Ce constat ne doit pas nous faire basculer vers la création d’un nouveau stéréotype. En ce sens, ma crainte est que ce soit le seul visage que l’on donne aux T.A. chez les hommes. Il peut sembler plus facile de concevoir qu’un homme soit axé vers l’obsession du muscle plutôt que vers des comportements anorexiques ou boulimiques. Ainsi, il est possible que les hommes ne cadrant pas avec cette image puissent vivre une détresse liée à un sentiment de marginalité au sein même du T.A.
Pas toujours facile, la demande d’aide!
Dans un premier temps, il peut être plus difficile pour les hommes et leur entourage de déceler cette problématique. La peur du jugement est susceptible de peser sur ceux-ci, notamment en raison de l’existence de l’étiquette de la maladie « de fille ». Un sentiment de honte ou de culpabilité peut s’ensuivre.
Dans un second temps, l’action de demander de l’aide représente un défi important. Cela s’explique principalement par la socialisation qui est très différente entre les hommes et les femmes. Généralement inconsciente, cette dernière hisse des comportements au rang de qualités et trace ainsi le portrait d’un idéal de la masculinité qui imprègne les exigences sociales. Plus les exigences de cette socialisation sont intégrées, plus les obstacles à la relation d’aide sont nombreux. La figure suivante permet d’illustrer ce contraste.
Suggestions de pistes d’intervention
- Prendre conscience que la demande d’aide arrive généralement à un moment critique. Reconnaître le courage issu de la démarche.
- Accepter que l’expression des émotions puisse être différente. Démontrer une capacité à tolérer les tensions engendrées par l’irritabilité, l’impatience et l’agressivité en les désamorçant.
- Approfondir les émotions en tenant compte des signes physiques ou comportementaux. Contextualiser, utiliser des analogies et des outils concrets. Éviter de transposer uniquement les méthodes d’intervention utilisées auprès d’une clientèle féminine.

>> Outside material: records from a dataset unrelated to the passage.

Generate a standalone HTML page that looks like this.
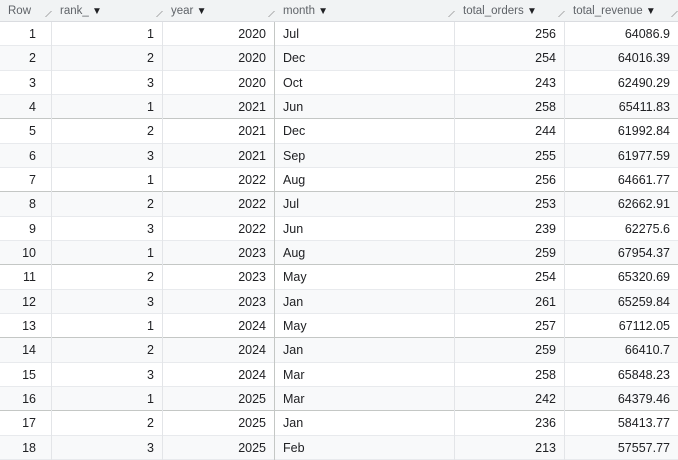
<!DOCTYPE html>
<html><head><meta charset="utf-8"><style>
body{margin:0;width:678px;height:460px;overflow:hidden;background:#fff;font-family:"Liberation Sans",sans-serif;color:#202124}
#grid{position:absolute;left:0;top:0;width:678px;height:460px}
.h{position:absolute;top:0;height:22px;background:#f1f3f4;border-bottom:1px solid #dadce0;font-size:11.5px;color:#5f6368;line-height:22px;box-sizing:border-box}
.h span{position:absolute;left:8px}
.h .rz{position:absolute;right:3px;bottom:4px;width:6px;height:6px;border-right:1px solid #999;transform:skewX(-45deg);}
.c{position:absolute;font-size:12.5px;box-sizing:border-box;padding:0 8px;white-space:nowrap}
.r{text-align:right}
.row{position:absolute;left:0;width:678px;box-sizing:border-box}
</style></head><body>
<div id="grid"></div>
<script>
const rowNums=[1,2,3,4,5,6,7,8,9,10,11,12,13,14,15,16,17,18];
const ranks=[1,2,3,1,2,3,1,2,3,1,2,3,1,2,3,1,2,3];
const years=[2020,2020,2020,2021,2021,2021,2022,2022,2022,2023,2023,2023,2024,2024,2024,2025,2025,2025];
const months=["Jul","Dec","Oct","Jun","Dec","Sep","Aug","Jul","Jun","Aug","May","Jan","May","Jan","Mar","Mar","Jan","Feb"];
const orders=[256,254,243,258,244,255,256,253,239,259,254,261,257,259,258,242,236,213];
const revenue=["64086.9","64016.39","62490.29","65411.83","61992.84","61977.59","64661.77","62662.91","62275.6","67954.37","65320.69","65259.84","67112.05","66410.7","65848.23","64379.46","58413.77","57557.77"];
const headers=["Row","rank_","year","month","total_orders","total_revenue"];
const cols=[0,52,163,275,455,565,678];
const g=document.getElementById('grid');
headers.forEach((t,i)=>{
 const h=document.createElement('div');h.className='h';
 
 
 h.style.left=cols[i]+'px';h.style.width=(cols[i+1]-cols[i])+'px';
 h.innerHTML='<span>'+t+(i>0?' <span style="position:static;font-size:10px;color:#202124">&#9660;</span>':'')+'</span><div class="rz"></div>';
 g.appendChild(h);
});
const top0=22,rh=24.33;
rowNums.forEach((n,i)=>{
 const y=top0+i*rh;
 const r=document.createElement('div');r.className='row';
 
 
 r.style.top=y+'px';r.style.height=rh+'px';
 r.style.background=(n%2==0)?'#f8f9fa':'#fff';
 r.style.borderBottom=(n%3==1&&n>1)?'1px solid #c4c7c5':'1px solid #e8eaed';
 g.appendChild(r);
 const vals=[n,ranks[i],years[i],months[i],orders[i],revenue[i]];
 const names=['row-number','rank-cell','year-cell','month-cell','orders-cell','revenue-cell'];
 vals.forEach((v,j)=>{
  const c=document.createElement('div');c.className='c'+(j==3?'':' r');
  
  
  c.style.left=cols[j]+'px';c.style.width=(cols[j+1]-cols[j])+'px';
  c.style.top=y+'px';c.style.height=rh+'px';c.style.lineHeight=rh+'px';
  if(j==0)c.style.paddingRight='15px';
  if(j<5)c.style.borderRight=(j==2?'1px solid #c4c7c5':'1px solid #e3e5e8');
  c.textContent=v;g.appendChild(c);
 });
});
</script>
</body></html>
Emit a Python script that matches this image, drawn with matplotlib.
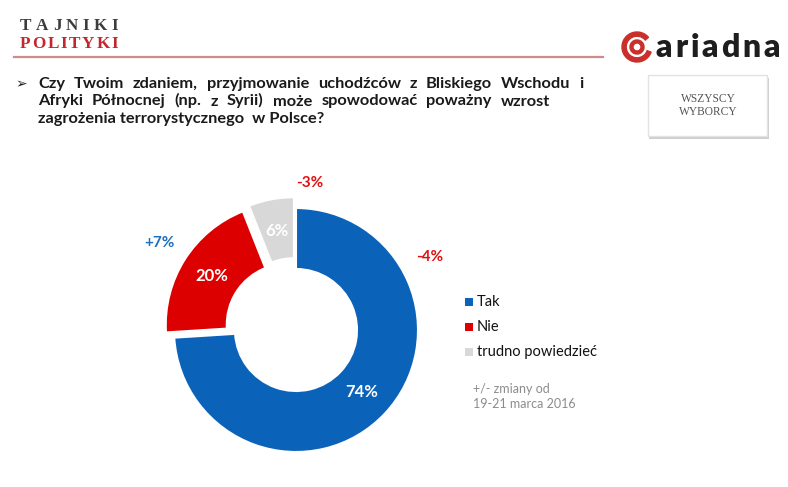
import matplotlib.pyplot as plt
from matplotlib.patches import Rectangle, Wedge

# ---- dane ----
categories = ["Tak", "Nie", "trudno powiedzieć"]
values = [74, 20, 6]
changes = ["-4%", "+7%", "-3%"]
colors = ["#0b63b9", "#dc0000", "#d8d8d8"]
change_colors = ["#e01010", "#1f6ebf", "#e01010"]
question = [
    "Czy Twoim zdaniem, przyjmowanie uchodźców z Bliskiego Wschodu i",
    "Afryki Północnej (np. z Syrii) może spowodować poważny wzrost",
    "zagrożenia terrorystycznego  w Polsce?",
]
note = ["+/- zmiany od", "19-21 marca 2016"]

W, H = 788, 487
fig = plt.figure(figsize=(W / 100, H / 100), dpi=100, facecolor="white")
bg = fig.add_axes([0, 0, 1, 1])
bg.set_xlim(0, W)
bg.set_ylim(H, 0)
bg.axis("off")
renderer = fig.canvas.get_renderer()

SANS = "Lato"


def spaced(x0, x1, y, s, **kw):
    # tekst rozciagniety miedzy x0 a x1 (rozstrzelone litery)
    arts = [bg.text(0, y, ch, va="baseline", **kw) for ch in s]
    widths = [a.get_window_extent(renderer).width for a in arts]
    gap = (x1 - x0 - sum(widths)) / (len(s) - 1)
    x = x0
    for a, w in zip(arts, widths):
        a.set_x(x)
        x += w + gap


# ---- naglowek ----
spaced(20, 118, 29.5, "TAJNIKI", family="Liberation Serif", weight="bold",
       fontsize=12.3, color="#3c3c3c")
spaced(20, 118, 48.5, "POLITYKI", family="Liberation Serif", weight="bold",
       fontsize=12.3, color="#c4262e")
bg.plot([14, 603], [57, 57], color="#cf8a8c", lw=1.6)

# logo ariadna
bg.add_patch(Wedge((637, 47), 15, 20, 320, width=4.2, color="#c9302c"))
bg.add_patch(Wedge((637, 47), 7, 0, 360, width=3, color="#c9302c"))
spaced(656, 780, 57, "ariadna", family=SANS, weight="heavy", fontsize=23,
       color="#1e1e1e")

# ramka WSZYSCY WYBORCY
bg.add_patch(Rectangle((649, 78), 120, 61, color="#cfcfcf", lw=0))
bg.add_patch(Rectangle((648, 75), 119, 61, facecolor="white",
                       edgecolor="#e2e2e2", lw=1))
bg.text(708, 99, "WSZYSCY", family="Liberation Serif", fontsize=8.3,
        color="#555555", ha="center", va="center")
bg.text(708, 112, "WYBORCY", family="Liberation Serif", fontsize=8.3,
        color="#555555", ha="center", va="center")

# ---- pytanie (wyjustowane) ----
bg.text(15, 88, "\u27a2", family="DejaVu Sans", fontsize=10, color="#222222",
        va="baseline")
baselines = [88, 105.5, 123]
rights = [583, 550, None]
qkw = dict(family=SANS, weight="bold", fontsize=11.8, color="#1a1a1a",
           va="baseline")
for line, yb, right in zip(question, baselines, rights):
    if right is None:
        bg.text(38, yb, line, **qkw)
        continue
    words = line.split()
    arts = [bg.text(0, yb, w, **qkw) for w in words]
    widths = [a.get_window_extent(renderer).width for a in arts]
    gap = (right - 38 - sum(widths)) / (len(words) - 1)
    x = 38
    for a, w in zip(arts, widths):
        a.set_x(x)
        x += w + gap

# ---- wykres pierscieniowy ----
cx, cy, r = 296, 330, 122
lim = 1.3
side = 2 * lim * r
ax = fig.add_axes([(cx - side / 2) / W, (H - cy - side / 2) / H, side / W, side / H])
wedges, _, autotexts = ax.pie(
    values, colors=colors, startangle=90, counterclock=False,
    explode=[0, 0.08, 0.09], autopct="%d%%", pctdistance=0.74,
    wedgeprops=dict(width=0.5, edgecolor="white", linewidth=1.5),
    textprops=dict(color="white", family=SANS, weight="bold", fontsize=12),
)
ax.set_xlim(-lim, lim)
ax.set_ylim(-lim, lim)

# zmiany
change_pos = [(430, 257), (159, 243), (310, 183)]
for txt, col, (x, y) in zip(changes, change_colors, change_pos):
    bg.text(x, y, txt, family=SANS, weight="bold", fontsize=11, color=col,
            ha="center", va="center")

# ---- legenda ----
leg_y = [302, 327, 352]
for cat, col, y in zip(categories, colors, leg_y):
    bg.add_patch(Rectangle((465, y - 4), 8, 8, color=col, lw=0))
    bg.text(477, y, cat, family=SANS, fontsize=10.5, color="#111111",
            va="center")
for i, t in enumerate(note):
    bg.text(473, 393 + i * 15, t, family=SANS, fontsize=9, color="#8c8c8c",
            va="baseline")

fig.savefig("out.png", dpi=100, facecolor="white")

Suggestions pour de meilleures pratiques en termes d’éducation et de sensibilisation liées aux troubles alimentaires
- S’assurer qu’on ne féminise pas notre discours lorsqu’on aborde les troubles alimentaires. Illustrer un pendant masculin dans les exemples. Ne pas minimiser l’impact de la maladie chez les hommes lors de présentation de statistiques.